The owner of a Derbyshire restaurant has been jailed for three years for a £480,000 tax fraud that was discovered when investigators uncovered a hidden sales book dating back five years.
Nazrul Islam, 52, from Birmingham, hid sales in a bid to evade nearly £480,000 of tax payments at his Repton-based restaurant, an investigation by HM Revenue and Customs (HMRC) revealed.
Islam was arrested in April 2017, which led to searches of his Great Barr home and his Jaipur restaurant, in High Street.
HMRC officers discovered meticulous records of daily takings between 2012 and 2017 at his house, which did not match up with sales he submitted in his VAT returns.

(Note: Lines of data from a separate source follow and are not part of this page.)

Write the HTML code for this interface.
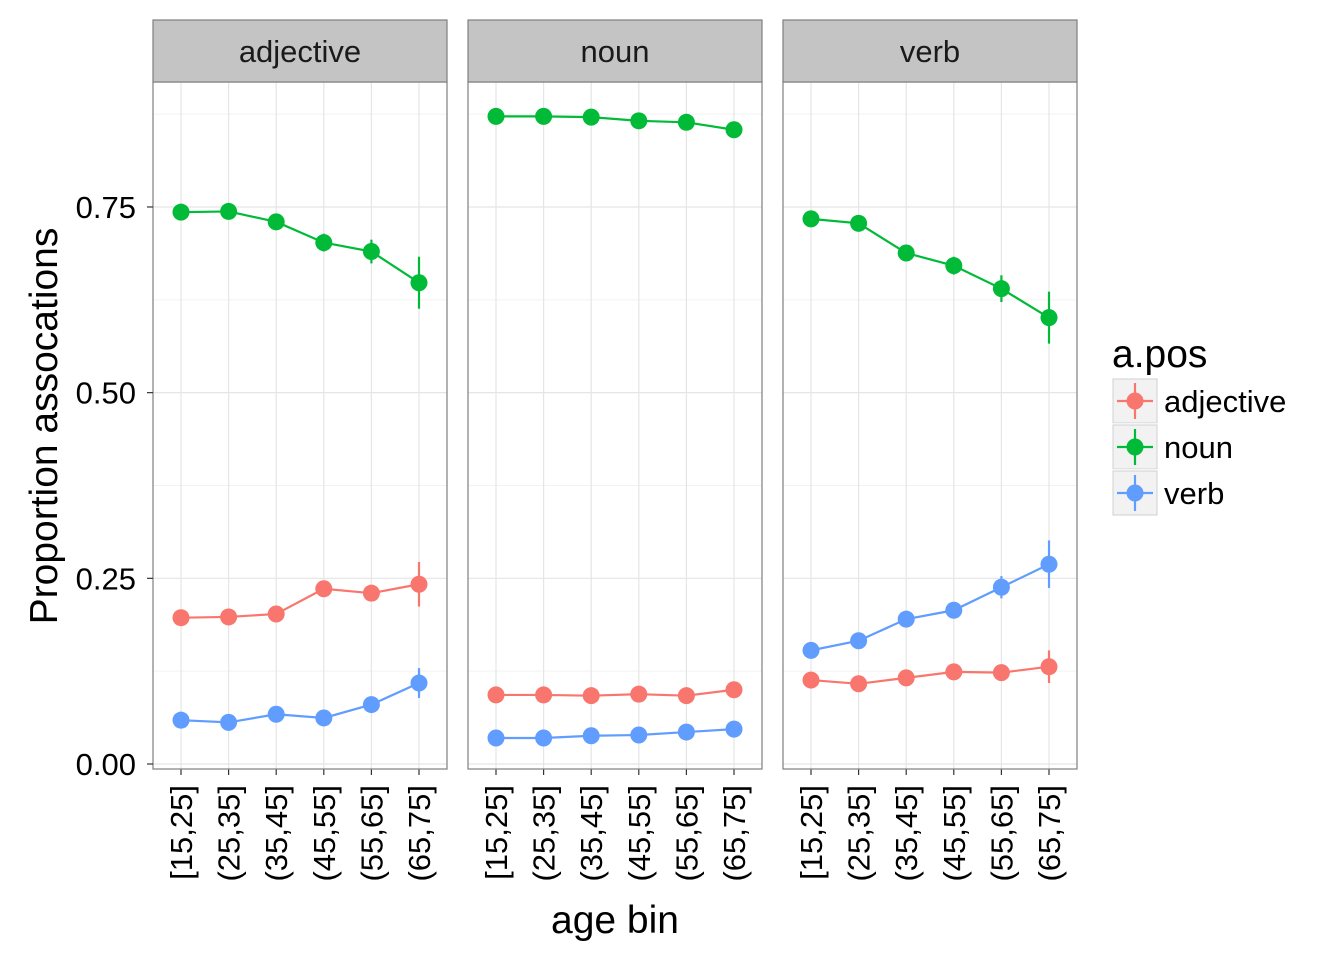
<!DOCTYPE html>
<html><head><meta charset="utf-8"><style>
body{margin:0;background:#fff}
svg text{font-family:"Liberation Sans",Arial,sans-serif}
</style></head><body>
<svg id="c" width="1344" height="960" xmlns="http://www.w3.org/2000/svg"></svg>
<script>
const facets=["adjective","noun","verb"];
const categories=["[15,25]","(25,35]","(35,45]","(45,55]","(55,65]","(65,75]"];
const series=["adjective","noun","verb"];
const colors=["#F8766D","#00BA38","#619CFF"];
const adjAdj=[0.197,0.198,0.202,0.236,0.230,0.242];
const adjNoun=[0.743,0.744,0.730,0.702,0.690,0.648];
const adjVerb=[0.059,0.056,0.067,0.062,0.080,0.109];
const nounAdj=[0.093,0.093,0.092,0.094,0.092,0.100];
const nounNoun=[0.872,0.872,0.871,0.866,0.864,0.854];
const nounVerb=[0.035,0.035,0.038,0.039,0.043,0.047];
const verbAdj=[0.113,0.108,0.116,0.124,0.123,0.131];
const verbNoun=[0.734,0.728,0.688,0.671,0.640,0.601];
const verbVerb=[0.153,0.166,0.195,0.207,0.238,0.269];
const adjErr=[[0.006,0.006,0.007,0.008,0.010,0.030],[0.006,0.006,0.007,0.012,0.016,0.035],[0.004,0.004,0.005,0.006,0.008,0.020]];
const nounErr=[[0.003,0.003,0.003,0.003,0.004,0.005],[0.003,0.003,0.003,0.004,0.004,0.006],[0.002,0.002,0.002,0.003,0.003,0.004]];
const verbErr=[[0.006,0.006,0.007,0.008,0.010,0.022],[0.006,0.006,0.009,0.012,0.018,0.035],[0.006,0.007,0.008,0.010,0.015,0.032]];
const yTicks=[0,0.25,0.5,0.75];
const yTickLabels=["0.00","0.25","0.50","0.75"];
const data=[[adjAdj,adjNoun,adjVerb],[nounAdj,nounNoun,nounVerb],[verbAdj,verbNoun,verbVerb]];
const errs=[adjErr,nounErr,verbErr];

const svg=document.getElementById('c');
const NS="http://www.w3.org/2000/svg";
function mk(t,a,p){const e=document.createElementNS(NS,t);for(const k in a)e.setAttribute(k,a[k]);(p||svg).appendChild(e);return e;}
const panelX=[153,468,783], panelW=294, pTop=82, pBot=769, stripTop=20;
const y=v=>764-v*742.7;
const x=(p,i)=>panelX[p]+28+i*47.6;

facets.forEach((f,p)=>{
  const g=mk('g',{});
  
  
  mk('rect',{x:panelX[p],y:pTop,width:panelW,height:pBot-pTop,fill:'#fff'},g);
  for(let v=0.125;v<0.9;v+=0.25) mk('line',{x1:panelX[p],x2:panelX[p]+panelW,y1:y(v),y2:y(v),stroke:'#f2f2f2','stroke-width':1},g);
  yTicks.forEach(v=>mk('line',{x1:panelX[p],x2:panelX[p]+panelW,y1:y(v),y2:y(v),stroke:'#e5e5e5','stroke-width':1.2},g));
  categories.forEach((c,i)=>{
    mk('line',{x1:x(p,i),x2:x(p,i),y1:pTop,y2:pBot,stroke:'#e5e5e5','stroke-width':1.2},g);
    mk('line',{x1:x(p,i),x2:x(p,i),y1:pBot,y2:pBot+6,stroke:'#333','stroke-width':1.2},g);
    const t=mk('text',{x:0,y:0,transform:`translate(${x(p,i)+11},${pBot+16}) rotate(-90)`,'text-anchor':'end','font-size':31,fill:'#000'},g);
    t.textContent=c;
    
    
  });
  mk('rect',{x:panelX[p],y:pTop,width:panelW,height:pBot-pTop,fill:'none',stroke:'#7f7f7f','stroke-width':1.2},g);
  const s=mk('rect',{x:panelX[p],y:stripTop,width:panelW,height:pTop-stripTop,fill:'#c4c4c4',stroke:'#7f7f7f','stroke-width':1.2},g);
  
  
  const st=mk('text',{x:panelX[p]+panelW/2,y:62,'text-anchor':'middle','font-size':31,fill:'#1a1a1a'},g);
  st.textContent=f;
  
  
  series.forEach((sn,si)=>{
    const vals=data[p][si], er=errs[p][si];
    const line=mk('polyline',{points:vals.map((v,i)=>x(p,i)+','+y(v)).join(' '),fill:'none',stroke:colors[si],'stroke-width':2.2},g);
    
    
    vals.forEach((v,i)=>{
      mk('line',{x1:x(p,i),x2:x(p,i),y1:y(v-er[i]),y2:y(v+er[i]),stroke:colors[si],'stroke-width':2.2},g);
      const c=mk('circle',{cx:x(p,i),cy:y(v),r:8.5,fill:colors[si]},g);
      
      
    });
  });
});
yTicks.forEach((v,i)=>{
  mk('line',{x1:147,x2:153,y1:y(v),y2:y(v),stroke:'#333','stroke-width':1.2});
  const t=mk('text',{x:136,y:y(v)+11,'text-anchor':'end','font-size':31,fill:'#000'});
  t.textContent=yTickLabels[i];
  
  
});
const yt=mk('text',{transform:'translate(57,426) rotate(-90)','text-anchor':'middle','font-size':39,fill:'#000'});
yt.textContent='Proportion assocations';


const xt=mk('text',{x:615,y:933,'text-anchor':'middle','font-size':39,fill:'#000'});
xt.textContent='age bin';


const lg=mk('g',{});


const lt=mk('text',{x:1112,y:367,'font-size':39,fill:'#000'},lg);
lt.textContent='a.pos';
series.forEach((sn,i)=>{
  const ky=378+i*46;
  mk('rect',{x:1112,y:ky,width:46,height:46,fill:'#f2f2f2',stroke:'#fff','stroke-width':1.5},lg);
  mk('rect',{x:1113,y:ky+1,width:44,height:44,fill:'none',stroke:'#d0d0d0','stroke-width':1},lg);
  mk('line',{x1:1117,x2:1153,y1:ky+23,y2:ky+23,stroke:colors[i],'stroke-width':2.2},lg);
  mk('line',{x1:1135,x2:1135,y1:ky+5,y2:ky+41,stroke:colors[i],'stroke-width':2.2},lg);
  mk('circle',{cx:1135,cy:ky+23,r:8.5,fill:colors[i]},lg);
  const t=mk('text',{x:1164,y:ky+34,'font-size':31,fill:'#000'},lg);
  t.textContent=sn;
  
  
});
</script>
</body></html>
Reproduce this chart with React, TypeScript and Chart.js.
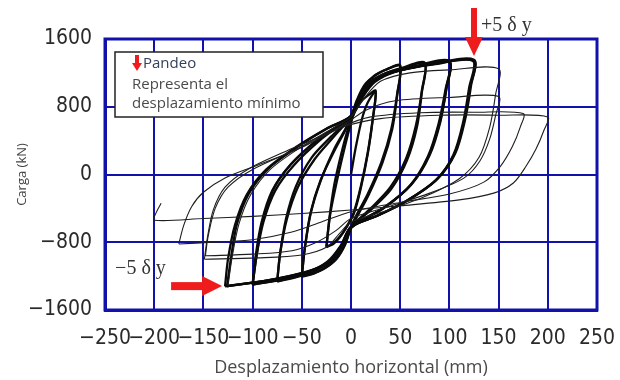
import { useEffect, useRef } from "react";
import { Chart, registerables } from "chart.js";

Chart.register(...registerables);

// ---------- axis ticks ----------
const xTicks = [-250, -200, -150, -100, -50, 0, 50, 100, 150, 200, 250];
const yTicks = [-1600, -800, 0, 800, 1600];

// ---------- labels ----------
const xTitle = "Desplazamiento horizontal (mm)";
const yTitle = "Carga (kN)";
const legendLines = ["Pandeo", "Representa el", "desplazamiento mínimo"];
const posLabel = "+5 δ y";
const negLabel = "−5 δ y";
const posMark = [125, 1400]; // arrow tip (mm, kN)
const negMark = [-131, -1318];

// ---------- hysteresis cycles (mm, kN) : bold, before buckling ----------
const c25a = [[0, 0], [5, 330], [11, 650], [17, 850], [25, 980], [22, 650], [17, 260], [10, -140], [3, -440], [-4, -610], [-11, -730], [-18, -810], [-25, -860]];
const c25b = [[-25, -860], [-22, -520], [-17, -120], [-10, 240], [-3, 540], [4, 740], [11, 870], [18, 940], [25, 990], [22, 640], [17, 240], [10, -160], [3, -460], [-5, -630], [-12, -750], [-18, -820], [-25, -850]];
const c50a = [[-25, -850], [-21, -460], [-14, -60], [-6, 340], [0, 610], [6, 830], [14, 1040], [24, 1170], [36, 1240], [50, 1290], [47, 960], [41, 540], [31, 150], [17, -230], [6, -470], [0, -620], [-6, -820], [-14, -980], [-26, -1100], [-38, -1170], [-50, -1210]];
const c50b = [[-50, -1210], [-47, -880], [-41, -460], [-31, -80], [-17, 300], [-6, 530], [0, 680], [6, 880], [14, 1060], [26, 1180], [38, 1250], [50, 1280], [47, 940], [42, 540], [32, 140], [18, -240], [7, -480], [0, -630], [-6, -830], [-15, -1000], [-27, -1110], [-39, -1170], [-50, -1200]];
const c75a = [[-50, -1200], [-47, -870], [-41, -450], [-31, -70], [-16, 300], [-5, 540], [0, 680], [7, 880], [16, 1060], [32, 1180], [52, 1260], [75, 1320], [72, 990], [66, 580], [56, 190], [40, -150], [20, -400], [0, -620], [-7, -820], [-16, -990], [-32, -1110], [-52, -1200], [-75, -1265]];
const c75b = [[-75, -1265], [-72, -930], [-66, -520], [-56, -140], [-40, 200], [-20, 450], [0, 680], [8, 890], [18, 1070], [34, 1190], [54, 1260], [75, 1310], [72, 970], [67, 560], [57, 170], [41, -170], [21, -410], [0, -630], [-8, -830], [-18, -1000], [-34, -1120], [-54, -1200], [-75, -1260]];
const c100a = [[-75, -1260], [-72, -930], [-65, -520], [-54, -150], [-37, 180], [-18, 440], [0, 685], [8, 890], [18, 1070], [36, 1190], [65, 1280], [100, 1340], [97, 1030], [91, 630], [80, 230], [62, -110], [35, -380], [0, -625], [-8, -830], [-18, -1000], [-36, -1120], [-65, -1220], [-100, -1295]];
const c100b = [[-100, -1295], [-97, -970], [-91, -570], [-80, -190], [-62, 110], [-35, 400], [0, 690], [9, 895], [20, 1080], [38, 1200], [67, 1280], [100, 1330], [97, 1010], [90, 610], [79, 220], [61, -120], [34, -390], [0, -630], [-9, -840], [-20, -1010], [-38, -1130], [-67, -1230], [-100, -1300]];
const c100c = [[-100, -1300], [-96, -960], [-90, -560], [-79, -180], [-61, 120], [-34, 410], [0, 690], [10, 900], [22, 1085], [40, 1200], [68, 1275], [100, 1325], [96, 1000], [89, 600], [78, 210], [60, -130], [33, -395], [0, -630], [-10, -845], [-22, -1020], [-40, -1140], [-68, -1235], [-100, -1300]];
const c125a = [[-100, -1300], [-96, -960], [-89, -560], [-77, -190], [-58, 110], [-30, 420], [0, 690], [9, 890], [20, 1080], [40, 1200], [80, 1300], [125, 1355], [122, 1050], [116, 650], [106, 250], [88, -50], [58, -300], [28, -480], [0, -620], [-9, -830], [-20, -1010], [-40, -1130], [-80, -1240], [-128, -1320]];
const c125b = [[-128, -1320], [-125, -1000], [-118, -600], [-106, -240], [-86, 60], [-55, 330], [-25, 540], [0, 690], [10, 895], [22, 1085], [42, 1205], [82, 1300], [125, 1345], [121, 1030], [115, 630], [105, 240], [87, -60], [57, -310], [27, -485], [0, -620], [-10, -840], [-22, -1020], [-42, -1140], [-82, -1245], [-126, -1320]];
const c125c = [[-126, -1320], [-122, -990], [-116, -590], [-104, -230], [-84, 70], [-53, 335], [-24, 545], [0, 690], [11, 900], [24, 1090], [44, 1210], [84, 1300], [124, 1340], [120, 1020], [114, 620], [104, 230], [86, -70], [56, -315], [26, -490], [0, -620], [-11, -850], [-24, -1030], [-44, -1150], [-84, -1250], [-125, -1315]];

// ---------- hysteresis cycles (mm, kN) : thin, after buckling ----------
const t150a = [[-125, -1315], [-121, -990], [-114, -590], [-102, -240], [-82, 60], [-50, 330], [-18, 550], [0, 680], [12, 880], [30, 1100], [60, 1200], [100, 1235], [150, 1250], [147, 950], [141, 560], [130, 200], [110, -50], [75, -260], [35, -430], [0, -560], [-12, -700], [-25, -860], [-50, -950], [-95, -985], [-149, -1000]];
const t150b = [[-149, -1000], [-146, -750], [-140, -420], [-128, -150], [-105, 60], [-65, 280], [-25, 480], [-3, 620], [15, 760], [45, 870], [100, 910], [150, 920], [147, 700], [141, 420], [131, 160], [115, -40], [80, -220], [35, -390], [0, -520], [-15, -660], [-35, -800], [-60, -900], [-100, -940], [-148, -960]];
const t175 = [[-148, -960], [-145, -720], [-138, -400], [-125, -150], [-100, 60], [-55, 300], [-10, 560], [20, 680], [70, 730], [125, 735], [175, 720], [172, 560], [164, 330], [152, 100], [135, -90], [100, -230], [50, -330], [0, -440], [-30, -560], [-60, -680], [-100, -770], [-140, -800], [-175, -820]];
const t200 = [[-175, -820], [-170, -600], [-162, -380], [-150, -210], [-128, -40], [-95, 110], [-50, 320], [-8, 560], [30, 660], [90, 700], [150, 700], [200, 680], [196, 520], [188, 300], [178, 100], [165, -100], [145, -220], [110, -300], [50, -370], [0, -420], [-50, -460], [-100, -495], [-150, -520], [-200, -540], [-198, -450], [-193, -340]];

const boldCycles = [c25a, c25b, c50a, c50b, c75a, c75b, c100a, c100b, c100c, c125a, c125b, c125c];
const thinCycles = [t150a, t150b, t175, t200];

const BLUE = "#1212aa";
const RED = "#ee1c1c";
const minus = (v: number) => (v < 0 ? "\u2212" + Math.abs(v) : String(v));

const overlayPlugin = {
  id: "overlay",
  beforeDatasetsDraw(chart: any) {
    const { ctx, chartArea: a } = chart;
    ctx.save();
    ctx.strokeStyle = BLUE;
    ctx.lineWidth = 3;
    ctx.strokeRect(a.left, a.top, a.right - a.left, a.bottom - a.top);
    ctx.restore();
  },
  afterDraw(chart: any) {
    const { ctx, chartArea: a, scales } = chart;
    const xs = scales.x, ys = scales.y;
    ctx.save();

    // legend box
    const bx = a.left + 10, by = a.top + 13, bw = 208, bh = 65;
    ctx.fillStyle = "#ffffff";
    ctx.fillRect(bx, by, bw, bh);
    ctx.strokeStyle = "#222";
    ctx.lineWidth = 1.5;
    ctx.strokeRect(bx, by, bw, bh);
    const lx = bx + 22, ly = by + 3;
    ctx.fillStyle = RED;
    ctx.fillRect(lx - 2, ly, 4, 9);
    ctx.beginPath();
    ctx.moveTo(lx - 5, ly + 8);
    ctx.lineTo(lx + 5, ly + 8);
    ctx.lineTo(lx, ly + 16);
    ctx.closePath();
    ctx.fill();
    ctx.font = "15px 'Open Sans', 'Noto Sans', sans-serif";
    ctx.textBaseline = "middle";
    ctx.textAlign = "left";
    ctx.fillStyle = "#34405a";
    ctx.fillText(legendLines[0], bx + 28, by + 12);
    ctx.fillStyle = "#4a4a4a";
    ctx.fillText(legendLines[1], bx + 17, by + 33);
    ctx.fillText(legendLines[2], bx + 17, by + 52);

    // top arrow (+5 dy)
    const px = xs.getPixelForValue(posMark[0]);
    const py = ys.getPixelForValue(posMark[1]);
    ctx.fillStyle = RED;
    ctx.fillRect(px - 3, 8, 6, py - 8 - 17);
    ctx.beginPath();
    ctx.moveTo(px - 9, py - 19);
    ctx.lineTo(px + 9, py - 19);
    ctx.lineTo(px, py);
    ctx.closePath();
    ctx.fill();
    ctx.fillStyle = "#333";
    ctx.font = "20px 'Liberation Serif', 'DejaVu Serif', serif";
    ctx.textBaseline = "middle";
    ctx.fillText(posLabel, px + 7, 26);

    // left arrow (-5 dy)
    const nx = xs.getPixelForValue(negMark[0]);
    const ny = ys.getPixelForValue(negMark[1]);
    ctx.fillStyle = RED;
    ctx.fillRect(nx - 51, ny - 4, 33, 8);
    ctx.beginPath();
    ctx.moveTo(nx - 20, ny - 10);
    ctx.lineTo(nx - 20, ny + 10);
    ctx.lineTo(nx, ny);
    ctx.closePath();
    ctx.fill();
    ctx.fillStyle = "#333";
    ctx.fillText(negLabel, nx - 107, ny - 17);
    ctx.restore();
  },
};

export default function App() {
  const ref = useRef<HTMLCanvasElement | null>(null);
  useEffect(() => {
    if (!ref.current) return;
    const toPts = (c: number[][]) => c.map(([x, y]) => ({ x, y }));
    const datasets = [
      ...thinCycles.map((c) => ({
        data: toPts(c),
        borderColor: "#1e1e1e",
        borderWidth: 1.1,
      })),
      ...boldCycles.map((c) => ({
        data: toPts(c),
        borderColor: "#0a0a0a",
        borderWidth: 2.3,
      })),
    ].map((d) => ({ ...d, showLine: true, pointRadius: 0, tension: 0.3, fill: false }));

    const tickFont = { family: "'Liberation Sans Narrow', 'DejaVu Sans Condensed', 'Liberation Sans', sans-serif", size: 21 };
    const chart = new Chart(ref.current, {
      type: "scatter",
      data: { datasets },
      options: {
        animation: false,
        responsive: true,
        maintainAspectRatio: false,
        layout: { padding: { left: 0, right: 23, top: 39, bottom: 0 } },
        plugins: { legend: { display: false }, tooltip: { enabled: false } },
        scales: {
          x: {
            type: "linear",
            min: -250,
            max: 250,
            afterBuildTicks: (s: any) => { s.ticks = xTicks.map((v) => ({ value: v })); },
            afterFit: (s: any) => { s.height = 70; s.paddingLeft = 0; s.paddingRight = 0; },
            ticks: { callback: (v: any) => minus(Number(v)), color: "#2a2a2a", font: tickFont, padding: 16, maxRotation: 0, autoSkip: false },
            grid: { color: BLUE, lineWidth: 2, drawTicks: false },
            border: { color: BLUE, width: 3 },
            title: { display: true, text: xTitle, color: "#4a4a4a", font: { family: "'Open Sans', 'Noto Sans', sans-serif", size: 18 }, padding: { top: 0, bottom: 1 } },
          },
          y: {
            type: "linear",
            min: -1600,
            max: 1600,
            afterBuildTicks: (s: any) => { s.ticks = yTicks.map((v) => ({ value: v })); },
            afterFit: (s: any) => { s.width = 105; s.paddingTop = 0; s.paddingBottom = 0; },
            ticks: { callback: (v: any) => minus(Number(v)), color: "#2a2a2a", font: tickFont, padding: 13, autoSkip: false },
            grid: { color: BLUE, lineWidth: 2, drawTicks: false },
            border: { color: BLUE, width: 3 },
            title: { display: true, text: yTitle, color: "#444", font: { family: "'Open Sans', 'Noto Sans', sans-serif", size: 13 }, padding: { top: 14, bottom: 0 } },
          },
        },
      },
      plugins: [overlayPlugin],
    });
    return () => chart.destroy();
  }, []);
  return (
    <div style={{ position: "absolute", left: 0, top: 0, width: 620, height: 380, background: "#fff" }}>
      <canvas ref={ref} />
    </div>
  );
}
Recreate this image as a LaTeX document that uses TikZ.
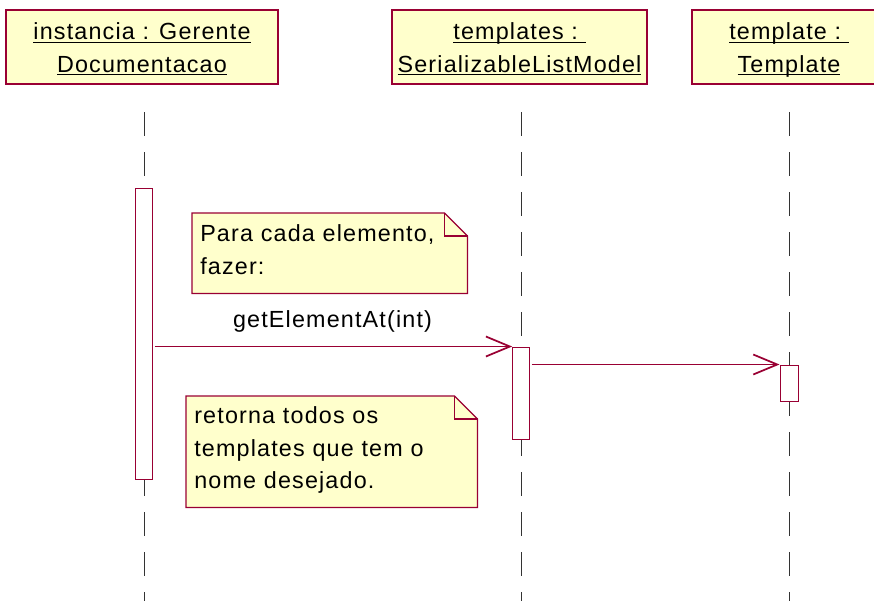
\documentclass[tikz,border=0pt]{standalone}
\usepackage{fontspec}
\setmainfont{Liberation Sans}[LetterSpace=5]
\usepackage{tikz}
\usetikzlibrary{arrows.meta,calc,backgrounds}
\definecolor{Wine}{HTML}{990033}
\definecolor{NoteFill}{HTML}{FFFFCC}
\definecolor{Life}{HTML}{333333}
\newcommand\uline[1]{\underline{\smash{#1}}\vphantom{Tp}}
\newcommand\objname[2]{\rule{0pt}{17.5pt}\uline{#1}\\\uline{#2}}

\begin{document}
\begin{tikzpicture}[x=0.75pt,y=-0.75pt,font=\fontsize{17.5}{24.5}\selectfont,
  obj/.style={draw=Wine,fill=NoteFill,line width=1pt,minimum height=55.5pt,align=center,inner sep=0pt},
  act/.style={draw=Wine,fill=white,line width=0.75pt,minimum width=12.5pt,inner sep=0pt},
  lifeline/.style={Life,line width=0.75pt,dash pattern=on 18pt off 12pt},
  msg/.style={Wine,line width=0.75pt,-{Straight Barb[length=18pt,width=15pt,line width=1.3pt]}},
  msglabel/.style={text=black,inner sep=0pt},
  notebox/.style={align=left,inner xsep=6pt,inner ysep=0pt,anchor=north west,
    execute at end node=\rule[-6pt]{0pt}{6pt}}]
\useasboundingbox (0,0) rectangle (874,601);
\clip (0,0) rectangle (874,601);
% lifelines
\foreach \n/\x in {1/144,2/521,3/789}{
  \coordinate (top\n) at (\x,112);
  \coordinate (bot\n) at (\x,601);
  \draw[lifeline] (top\n) -- (bot\n);
}
% objects
\node[obj,minimum width=204pt] (gerente) at (142,47) {\objname{instancia : Gerente}{Documentacao}};
\node[obj,minimum width=191.25pt] (lista) at (519.5,47) {\objname{templates :\ }{SerializableListModel}};
\node[obj,minimum width=145.5pt] (tmpl) at (789,47) {\objname{template :\ }{Template}};
% activations
\node[act,minimum height=218.25pt] (act1) at (144,333.5) {};
\node[act,minimum height=69pt] (act2) at (521,393) {};
\node[act,minimum height=27pt,minimum width=13.5pt] (act3) at (789,383) {};
% messages
\draw[msg,shorten <=1.5pt] (act1.east |- act2.north west) -- node[above=10pt,msglabel] (getlbl) {getElementAt(int)} (act2.north west);
\draw[msg,shorten <=1.5pt] (act2.east |- act3.north west) -- (act3.north west);
% notes
\node[notebox,text width=194.25pt,minimum height=60pt] (note1) at (192,213) {Para cada elemento,\\fazer:};
\node[notebox,text width=206.25pt,minimum height=83.25pt] (note2) at (186,396) {retorna todos os\\templates que tem o\\nome desejado.};
\begin{scope}[on background layer]
\foreach \n in {note1,note2}{
  \draw[Wine,fill=NoteFill,line width=1pt] (\n.north west) -- ($(\n.north east)+(-23,0)$) -- ($(\n.north east)+(0,23)$) -- (\n.south east) -- (\n.south west) -- cycle;
  \draw[Wine,line width=1pt] ($(\n.north east)+(-23,0)$) |- ($(\n.north east)+(0,23)$);
}
\end{scope}
\end{tikzpicture}
\end{document}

They also discovered that Islam had registered a different card payment machine, which was sending payments into a separate account. The card sales, along with the hidden cash sales, helped him hide up to half of his declared takings.
Richard Paris, assistant director, fraud investigation service at HMRC, said: “This was a determined, well planned and long running fraud, which even saw Islam buy and use separate card payment machines. Tax fraud is not a victimless crime. Islam deprived vital UK public services of this money and he gained an unfair advantage over honest competitors who pay the tax they owe.”
Islam admitted evading VAT payments and income tax and national insurance payments at an earlier hearing at Birmingham Crown Court.
He was sentenced to three years prison at the same court on 23 May 2019. He was also disqualified from being a director for seven years.
HMRC seized £22,170 from Islam’s home in April 2017. The money was found hidden behind a large marble wardrobe and has since been forfeited.
Action to recover the stolen money is now underway.